Here'a a more in-depth article: http://people.csail.mit.edu/sanchez/papers/2016.swarm.toppic...

and the actual paper introducing Swarm: http://livinglab.mit.edu/wp-content/uploads/2015/12/2015.swa...

rurban · on July 7, 2016

And the MIT news source: https://news.mit.edu/2016/parallel-programming-easy-0620

elihu · on July 6, 2016

So... it's hardware transactional memory with explicit priorities on the transactions so the hardware can retry and/or complete the highest priority task first if there's a collision?

macintux · on July 7, 2016

http://dilbert.com/strip/1995-02-26

mikepurvis · on July 7, 2016

"... parallel execution of rather small tasks"

Feels like another hardware direction that will require a lot compiler work to truly take advantage of. Anyone else getting Itanic vibes?

wumpus · on July 7, 2016

A lot of compiler people thought Itanic was dumb because it put things into hardware that the compiler could handle efficiently without hardware help.
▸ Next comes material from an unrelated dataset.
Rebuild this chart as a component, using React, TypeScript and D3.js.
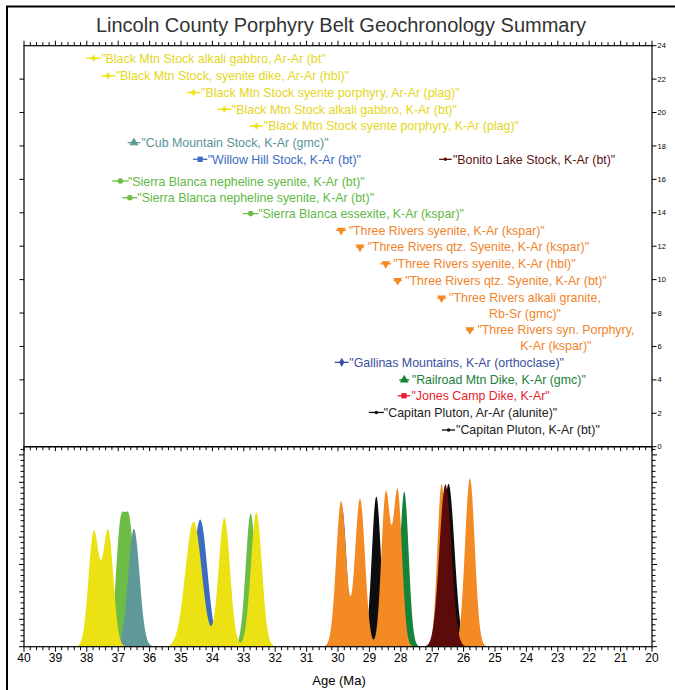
import React from "react";
import * as d3 from "d3";

const chartTitle = "Lincoln County Porphyry Belt Geochronology Summary";
const xAxisTitle = "Age (Ma)";

const groupNames = [
  "Black Mtn Stock",
  "Cub Mountain Stock",
  "Willow Hill Stock",
  "Bonito Lake Stock",
  "Sierra Blanca",
  "Three Rivers",
  "Gallinas Mountains",
  "Railroad Mtn Dike",
  "Jones Camp Dike",
  "Capitan Pluton",
];
const groupFill = ["#ece213", "#5f9898", "#3c6cc1", "#5c0b0b", "#6cbc45", "#f38a24", "#3551a1", "#138439", "#e91b2b", "#0d0d0d"];
const groupText = ["#e4d61c", "#5b9298", "#3b6bbf", "#5a1414", "#62b844", "#f0842c", "#3a4f9e", "#1a7f3a", "#e51e2c", "#222222"];
const groupMarker = ["cross", "triangleUp", "square", "dot", "circle", "triangleDown", "diamond", "triangleUp", "square", "dot"];

const sampleLabels = [
  "\"Black Mtn Stock alkali gabbro, Ar-Ar (bt\"",
  "\"Black Mtn Stock, syenite dike, Ar-Ar (hbl)\"",
  "\"Black Mtn Stock syente porphyry, Ar-Ar (plag)\"",
  "\"Black Mtn Stock alkali gabbro, K-Ar (bt)\"",
  "\"Black Mtn Stock syente porphyry, K-Ar (plag)\"",
  "\"Cub Mountain Stock, K-Ar (gmc)\"",
  "\"Willow Hill Stock, K-Ar (bt)\"",
  "\"Bonito Lake Stock, K-Ar (bt)\"",
  "\"Sierra Blanca nepheline syenite, K-Ar (bt)\"",
  "\"Sierra Blanca nepheline syenite, K-Ar (bt)\"",
  "\"Sierra Blanca essexite, K-Ar (kspar)\"",
  "\"Three Rivers syenite, K-Ar (kspar)\"",
  "\"Three Rivers qtz. Syenite, K-Ar (kspar)\"",
  "\"Three Rivers syenite, K-Ar (hbl)\"",
  "\"Three Rivers qtz. Syenite, K-Ar (bt)\"",
  "\"Three Rivers alkali granite,\nRb-Sr (gmc)\"",
  "\"Three Rivers syn. Porphyry,\nK-Ar (kspar)\"",
  "\"Gallinas Mountains, K-Ar (orthoclase)\"",
  "\"Railroad Mtn Dike, K-Ar (gmc)\"",
  "\"Jones Camp Dike, K-Ar\"",
  "\"Capitan Pluton, Ar-Ar (alunite)\"",
  "\"Capitan Pluton, K-Ar (bt)\"",
];
const sampleGroups = [0, 0, 0, 0, 0, 1, 2, 3, 4, 4, 4, 5, 5, 5, 5, 5, 5, 6, 7, 8, 9, 9];
const sampleAges = [37.78, 37.32, 34.6, 33.62, 32.6, 36.5, 34.39, 26.58, 36.93, 36.63, 32.78, 29.9, 29.3, 28.48, 28.1, 26.7, 25.8, 29.88, 27.89, 27.9, 28.78, 26.48];
const sampleErrors = [0.24, 0.23, 0.22, 0.23, 0.22, 0.2, 0.23, 0.2, 0.26, 0.24, 0.25, 0.16, 0.13, 0.17, 0.13, 0.15, 0.13, 0.22, 0.16, 0.2, 0.24, 0.21];
const sampleRows = [23.25, 22.2, 21.2, 20.2, 19.2, 18.2, 17.2, 17.2, 15.9, 14.9, 13.95, 12.95, 11.95, 10.95, 9.95, 8.9, 7.0, 5.05, 4.0, 3.05, 2.05, 1.0];
const sampleSigmas = [0.165, 0.165, 0.26, 0.18, 0.175, 0.18, 0.23, 0.19, 0.145, 0.145, 0.16, 0.16, 0.16, 0.14, 0.14, 0.135, 0.155, 0.155, 0.14, 0.12, 0.145, 0.19];
const samplePeaks = [0.208, 0.21, 0.228, 0.235, 0.245, 0.215, 0.232, 0.296, 0.21, 0.21, 0.243, 0.265, 0.27, 0.277, 0.281, 0.297, 0.307, 0.255, 0.283, 0.2, 0.274, 0.297];

const xTickLabels = [40, 39, 38, 37, 36, 35, 34, 33, 32, 31, 30, 29, 28, 27, 26, 25, 24, 23, 22, 21, 20];
const rowTickLabels = [0, 2, 4, 6, 8, 10, 12, 14, 16, 18, 20, 22, 24];

const LABEL_FONT = "12.4px 'Liberation Sans', Arial, sans-serif";

function measure(text: string): number {
  const c = document.createElement("canvas").getContext("2d");
  if (!c) return text.length * 6;
  c.font = LABEL_FONT;
  return c.measureText(text).width;
}

function markerPath(kind: string): { d: string; rot: number } {
  const s = d3.symbol();
  switch (kind) {
    case "cross": return { d: s.type(d3.symbolCross).size(20)() as string, rot: 0 };
    case "diamond": return { d: s.type(d3.symbolDiamond).size(24)() as string, rot: 0 };
    case "triangleUp": return { d: s.type(d3.symbolTriangle).size(34)() as string, rot: 0 };
    case "triangleDown": return { d: s.type(d3.symbolTriangle).size(34)() as string, rot: 180 };
    case "square": return { d: s.type(d3.symbolSquare).size(28)() as string, rot: 0 };
    case "circle": return { d: s.type(d3.symbolCircle).size(24)() as string, rot: 0 };
    default: return { d: s.type(d3.symbolCircle).size(9)() as string, rot: 0 };
  }
}

export default function App() {
  const W = 675, H = 690;
  const left = 24, right = 652;
  const topY = 45.7, midY = 446.7, botY = 646.7;
  const x = d3.scaleLinear().domain([40, 20]).range([left, right]);
  const yTop = d3.scaleLinear().domain([0, 24]).range([midY, topY]);
  const yBot = d3.scaleLinear().domain([0, 0.365]).range([botY, midY]);

  const grid = d3.range(0, 4001).map((i) => 40 - i * 0.005);
  const area = d3
    .area<[number, number]>()
    .x((d) => x(d[0]))
    .y0(yBot(0))
    .y1((d) => yBot(Math.min(d[1], 0.365)));

  const groupOrder = d3.range(groupNames.length).reverse();
  const curves = groupOrder.map((g) => {
    const members = d3.range(sampleAges.length).filter((i) => sampleGroups[i] === g);
    const pts: [number, number][] = grid.map((a) => {
      let v = 0;
      for (const i of members) {
        const z = (a - sampleAges[i]) / sampleSigmas[i];
        v += samplePeaks[i] * Math.exp(-0.5 * z * z);
      }
      return [a, v];
    });
    return { g, d: area(pts) as string };
  });

  const minorX = d3.range(0, 101).map((i) => 40 - i * 0.2);
  const minorYBot = d3.range(0, 37).map((i) => i * 0.01);

  return (
    <svg width={W} height={H} style={{ position: "absolute", left: 0, top: 0, background: "#fff" }}>
      <rect x={0} y={0} width={W} height={H} fill="#fff" />
      <rect x={7} y={6.5} width={720} height={720} fill="none" stroke="#000" strokeWidth={2} />
      <text x={341} y={32} textAnchor="middle" fontFamily="'Liberation Sans', Arial, sans-serif" fontSize={20} fill="#333">
        {chartTitle}
      </text>

      <clipPath id="botclip">
        <rect x={left} y={midY} width={right - left} height={botY - midY} />
      </clipPath>
      <g clipPath="url(#botclip)">
        {curves.map((c) => (
          <path key={c.g} d={c.d} fill={groupFill[c.g]} stroke="none" />
        ))}
      </g>

      {sampleAges.map((age, i) => {
        const g = sampleGroups[i];
        const cx = x(age);
        const cy = yTop(sampleRows[i]);
        const m = markerPath(groupMarker[g]);
        const lines = sampleLabels[i].split("\n");
        const tx = cx + 7.5;
        let textEl;
        if (lines.length === 1) {
          textEl = (
            <text x={tx} y={cy} dy="0.36em" fill={groupText[g]} style={{ font: LABEL_FONT }}>
              {lines[0]}
            </text>
          );
        } else {
          const w0 = measure(lines[0]);
          const center = tx + w0 / 2;
          textEl = (
            <g fill={groupText[g]} style={{ font: LABEL_FONT }}>
              {lines.map((ln, k) => (
                <text key={k} x={center} y={cy + k * 15.7} dy="0.36em" textAnchor="middle">
                  {ln}
                </text>
              ))}
            </g>
          );
        }
        return (
          <g key={i}>
            <line x1={x(age + sampleErrors[i])} x2={x(age - sampleErrors[i])} y1={cy} y2={cy} stroke={groupFill[g]} strokeWidth={1.3} />
            <path d={m.d} transform={`translate(${cx},${cy}) rotate(${m.rot})`} fill={groupFill[g]} />
            {textEl}
          </g>
        );
      })}

      <rect x={left} y={topY} width={right - left} height={midY - topY} fill="none" stroke="#000" strokeWidth={1.2} />
      <rect x={left} y={midY} width={right - left} height={botY - midY} fill="none" stroke="#000" strokeWidth={1.2} />

      {minorX.map((v, i) => {
        const major = i % 5 === 0;
        const xx = x(v);
        return (
          <g key={i} stroke="#000" strokeWidth={1}>
            <line x1={xx} x2={xx} y1={topY} y2={topY - (major ? 5 : 3.5)} />
            <line x1={xx} x2={xx} y1={midY} y2={midY + (major ? 4.5 : 3.5)} />
            <line x1={xx} x2={xx} y1={botY} y2={botY + (major ? 5 : 3.5)} />
          </g>
        );
      })}
      {xTickLabels.map((v) => (
        <text key={v} x={x(v)} y={662} textAnchor="middle" fontFamily="'Liberation Sans', Arial, sans-serif" fontSize={12} fill="#000">
          {v}
        </text>
      ))}
      <text x={339} y={685} textAnchor="middle" fontFamily="'Liberation Sans', Arial, sans-serif" fontSize={13} fill="#000">
        {xAxisTitle}
      </text>

      {rowTickLabels.map((v) => (
        <g key={v}>
          {v > 0 && v < 24 && <line x1={left} x2={left - 4.5} y1={yTop(v)} y2={yTop(v)} stroke="#000" strokeWidth={1} />}
          <line x1={right} x2={right + 4.5} y1={yTop(v)} y2={yTop(v)} stroke="#000" strokeWidth={1} />
          <text x={657.5} y={yTop(v)} dy="0.35em" fontFamily="'Liberation Sans', Arial, sans-serif" fontSize={7.5} fill="#000">
            {v}
          </text>
        </g>
      ))}

      {minorYBot.map((v, i) => {
        const major = i % 5 === 0;
        const yy = yBot(v);
        return (
          <g key={i} stroke="#000" strokeWidth={1}>
            <line x1={left} x2={left - (major ? 5 : 3.5)} y1={yy} y2={yy} />
            <line x1={right} x2={right + (major ? 5 : 3.5)} y1={yy} y2={yy} />
          </g>
        );
      })}
    </svg>
  );
}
SWARM doesn't appear to make that mistake at all. It's unclear to me if Swarm can be take advantage of without explicit compiler directives, but that's a different issue.

johncolanduoni · on July 7, 2016

> If the programmer wants to parallelize a function, he/she must designate it as such and assign some weighted value to it that corresponds to an execution priority.

It looks like most of that ability is meant to be handed straight to the programmer, not the compiler.

bluejekyll · on July 7, 2016

I wonder if this could be handled more easily by making memory smarter. The timestamps they talk about are really just lamport clocks I think. If ram used that on writes for atomic updates, then you could throw a fault (similar to a numerical overflow). Then compilers/code could just give devs a way to directly handle this. An OS could be designed to use this to reschedule threads, etc.

Seems like this would be a more incremental option than requiring a full new architecture to be designed.

sebastianconcpt · on July 7, 2016

Can this circuitry be implemented in FGPA?